◆ **Problem to work on**
Repeat verbatim only the lines from the one with "Emit a Python" through the one with "from matplotlib.patches import", both ends kept. Pictures stay out.

◆ **Data to use**
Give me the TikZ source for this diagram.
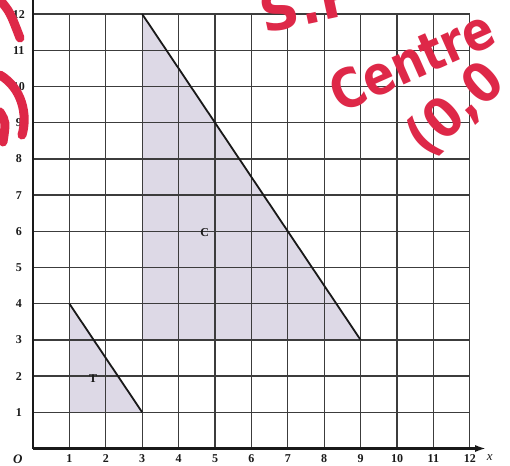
\documentclass[tikz,border=0pt]{standalone}
\usepackage{fontspec}
\setmainfont{Liberation Serif}
\newfontfamily\handfont{DejaVu Sans}
\usetikzlibrary{arrows.meta}
\definecolor{lavfill}{RGB}{221,217,230}
\definecolor{ink}{RGB}{25,25,25}
\definecolor{marker}{RGB}{222,40,72}
\tikzset{
  gridline/.style={draw=ink!85, line width=1.3pt},
  axisline/.style={draw=ink, line width=2.4pt},
  edgeline/.style={draw=ink, line width=1.8pt},
  num/.style={font=\fontsize{12}{12}\selectfont\bfseries, inner sep=0pt, text=ink},
  shapelabel/.style={font=\fontsize{12}{12}\selectfont\bfseries, inner sep=0pt, text=ink},
  hand/.style={text=marker, font=\handfont\bfseries\fontsize{54}{54}\selectfont, inner sep=0pt},
  scrawl/.style={draw=marker, line width=9pt, line cap=round}
}
\begin{document}
\begin{tikzpicture}[x=1pt,y=-1pt]
\useasboundingbox (0,0) rectangle (510,465);
\fill[white] (0,0) rectangle (510,465);
\begin{scope}[shift={(33,448.5)}, x=36.4pt, y=36.2pt]
  \coordinate (O) at (0,0);
  \coordinate (C1) at (3,12); \coordinate (C2) at (3,3); \coordinate (C3) at (9,3);
  \coordinate (T1) at (1,4); \coordinate (T2) at (1,1); \coordinate (T3) at (3,1);
  \coordinate (ytop) at (0,12.6);
  \coordinate (xend) at (12.45,0);
  \fill[lavfill] (C1) -- (C2) -- (C3) -- cycle;
  \fill[lavfill] (T1) -- (T2) -- (T3) -- cycle;
  \draw[gridline, step=1] (0,0) grid (12,12);
  \draw[edgeline] (C1) -- (C3);
  \draw[edgeline] (T1) -- (T3);
  \draw[axisline] (O) -- (ytop);
  \draw[axisline, -{Latex[length=11pt,width=7pt]}] (O) -- (xend);
  \foreach \i in {1,...,12} {
    \node[num] (xl\i) at (\i,-0.29) {\i};
    \node[num] (yl\i) at (-0.39,\i) {\i};
  }
  \node[num, font=\fontsize{13}{13}\selectfont\bfseries\itshape] (olab) at (-0.42,-0.29) {O};
  \node[num, font=\fontsize{13}{13}\selectfont\itshape] (xlab) at (12.55,-0.25) {x};
  \node[shapelabel] (clab) at (4.72,5.96) {C};
  \node[shapelabel] (tlab) at (1.65,1.92) {T};
\end{scope}
% red handwritten annotations
\node[hand, rotate=12] (sf) at (308,4) {S.F};
\node[hand, rotate=24, xscale=0.85] (centre) at (412,60) {Centre};
\node[hand, rotate=42, xscale=0.9] (origin) at (456,110) {(0,0};
\draw[scrawl] (0,0) .. controls (10,12) .. (20,38);
\draw[scrawl] (0,75) .. controls (22,88) and (28,115) .. (22,135);
\draw[scrawl] (0,112) .. controls (6,122) .. (3,142);
\end{tikzpicture}
\end{document}
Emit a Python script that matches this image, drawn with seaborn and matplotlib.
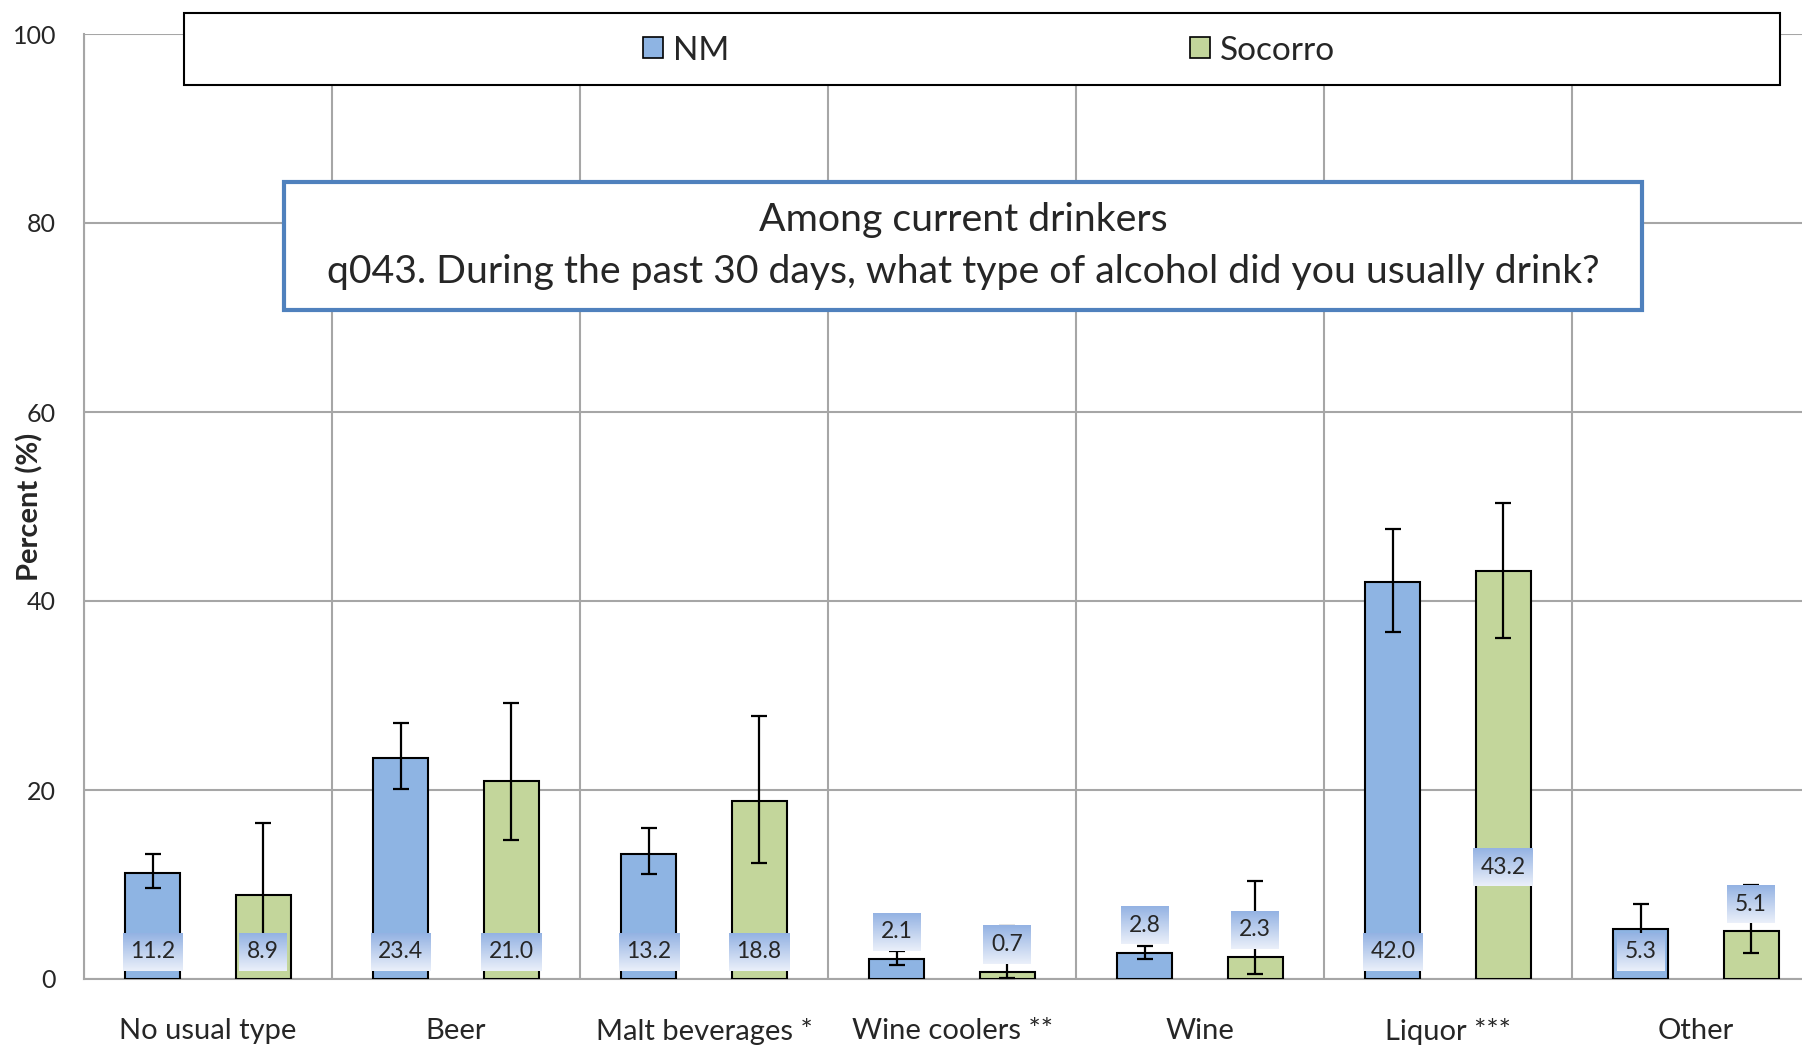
import matplotlib
matplotlib.use("Agg")
import matplotlib.pyplot as plt
import seaborn as sb
import pandas as pd
import numpy as np
from matplotlib.patches import Rectangle, Patch

# date
categorii = ["No usual type", "Beer", "Malt beverages *", "Wine coolers **",
             "Wine", "Liquor ***", "Other"]
serii = ["NM", "Socorro"]
nm = [11.2, 23.4, 13.2, 2.1, 2.8, 42.0, 5.3]
socorro = [8.9, 21.0, 18.8, 0.7, 2.3, 43.2, 5.1]
nm_jos = [9.6, 20.1, 11.1, 1.5, 2.1, 36.7, 2.7]
nm_sus = [13.2, 27.1, 16.0, 3.0, 3.5, 47.6, 7.9]
soc_jos = [4.2, 14.7, 12.3, 0.1, 0.5, 36.1, 2.7]
soc_sus = [16.5, 29.2, 27.8, 5.6, 10.4, 50.4, 10.0]

titlu = "Among current drinkers\nq043. During the past 30 days, what type of alcohol did you usually drink?"
culori = {"NM": "#8eb4e3", "Socorro": "#c3d69b"}

# pozitia etichetelor (in unitati ale axei y)
eticheta_nm_y = [2.9, 2.9, 2.9, 5.0, 5.7, 2.9, 2.9]
eticheta_soc_y = [2.9, 2.9, 2.9, 3.65, 5.2, 11.85, 7.9]

sb.set_style("white")
plt.rcParams["font.family"] = ["Lato", "DejaVu Sans"]

W, H = 1802, 1045
fig = plt.figure(figsize=(W / 100, H / 100), dpi=100)
ax = fig.add_axes([84 / W, 1 - 979 / H, 1736 / W, 945 / H])

t = pd.DataFrame({
    "categorie": categorii * 2,
    "serie": ["NM"] * len(categorii) + ["Socorro"] * len(categorii),
    "valoare": nm + socorro,
})
sb.barplot(data=t, x="categorie", y="valoare", hue="serie", palette=culori,
           width=0.889, gap=0.5, errorbar=None, edgecolor="black", saturation=1,
           linewidth=1.5, ax=ax, legend=False, zorder=3)

x = np.arange(len(categorii))
dx = 0.2222
for xs, v, lo, hi in [(x - dx, nm, nm_jos, nm_sus), (x + dx, socorro, soc_jos, soc_sus)]:
    v = np.array(v)
    err = np.vstack([v - np.array(lo), np.array(hi) - v])
    ax.errorbar(xs, v, yerr=err, fmt="none", ecolor="black", elinewidth=1.6,
                capsize=6, capthick=1.6, zorder=4)

# etichete cu fundal in degrade
grad = np.linspace(0, 1, 60)[:, None, None]
sus = np.array([0.58, 0.70, 0.89])
jos = np.array([0.92, 0.94, 0.98])
img = sus * (1 - grad) + jos * grad
px_cat = 1736 / 7.0
px_unit = 945 / 100.0
for xs, v, ly in [(x - dx, nm, eticheta_nm_y), (x + dx, socorro, eticheta_soc_y)]:
    for xi, vi, yi in zip(xs, v, ly):
        s = f"{vi:.1f}"
        w = (12 + 12 * len(s)) / px_cat
        h = 38 / px_unit
        ax.imshow(img, extent=[xi - w / 2, xi + w / 2, yi - h / 2, yi + h / 2],
                  aspect="auto", zorder=5, interpolation="bilinear")
        ax.text(xi, yi, s, ha="center", va="center", fontsize=16.5, zorder=6)

ax.set_xlim(-0.5, 6.5)
ax.set_ylim(0, 100)
ax.set_yticks(range(0, 101, 20))
ax.set_xticks(x)
ax.set_xticklabels(categorii, fontsize=21)
ax.set_xticks(np.arange(-0.5, 7, 1), minor=True)
ax.tick_params(axis="x", which="major", length=0, pad=28)
ax.tick_params(axis="x", which="minor", length=10, width=1.5, color="#a6a6a6", direction="out")
ax.tick_params(axis="y", length=8, width=1.5, color="#a6a6a6", direction="out", pad=12, labelsize=18)
ax.grid(axis="y", which="major", color="#a6a6a6", linewidth=1.5)
ax.grid(axis="x", which="minor", color="#a6a6a6", linewidth=1.5)
ax.set_axisbelow(True)
for sp in ["top", "right"]:
    ax.spines[sp].set_visible(False)
for sp in ["left", "bottom"]:
    ax.spines[sp].set_color("#a6a6a6")
    ax.spines[sp].set_linewidth(1.5)
ax.set_xlabel("")
ax.set_ylabel("Percent (%)", fontsize=21, fontweight="bold")
ax.yaxis.set_label_coords(-0.0235, 0.5)

# legenda
fig.add_artist(Rectangle((184 / W, 1 - 85 / H), 1596 / W, 72 / H, transform=fig.transFigure,
                         facecolor="white", edgecolor="black", linewidth=1.5, zorder=2))
manere = [Patch(facecolor=culori[s], edgecolor="black", linewidth=1.2, label=s) for s in serii]
fig.legend(handles=manere, loc="center", bbox_to_anchor=(989 / W, 1 - 50.5 / H), ncol=2,
           frameon=False, fontsize=24, handlelength=0.6, handleheight=0.6,
           handletextpad=0.3, columnspacing=13.8)

# caseta titlu
fig.add_artist(Rectangle((284 / W, 1 - 310 / H), 1358 / W, 128 / H, transform=fig.transFigure,
                         facecolor="white", edgecolor="#4f81bd", linewidth=3, zorder=2))
fig.text(963 / W, 1 - 246 / H, titlu, ha="center", va="center", fontsize=28.3,
         linespacing=1.55, zorder=3)

fig.savefig("out.png", dpi=100)
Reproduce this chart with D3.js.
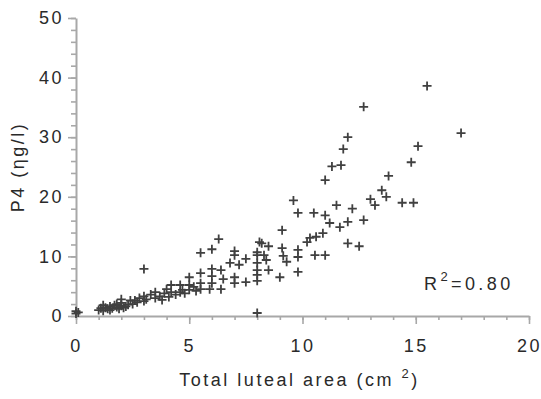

◆ **Worked answer**
Emit a Python script that matches this image, drawn with seaborn and matplotlib.
import matplotlib
matplotlib.use("Agg")
import matplotlib.pyplot as plt
import seaborn as sb
import pandas as pd
import numpy as np
from matplotlib.patches import Rectangle, Patch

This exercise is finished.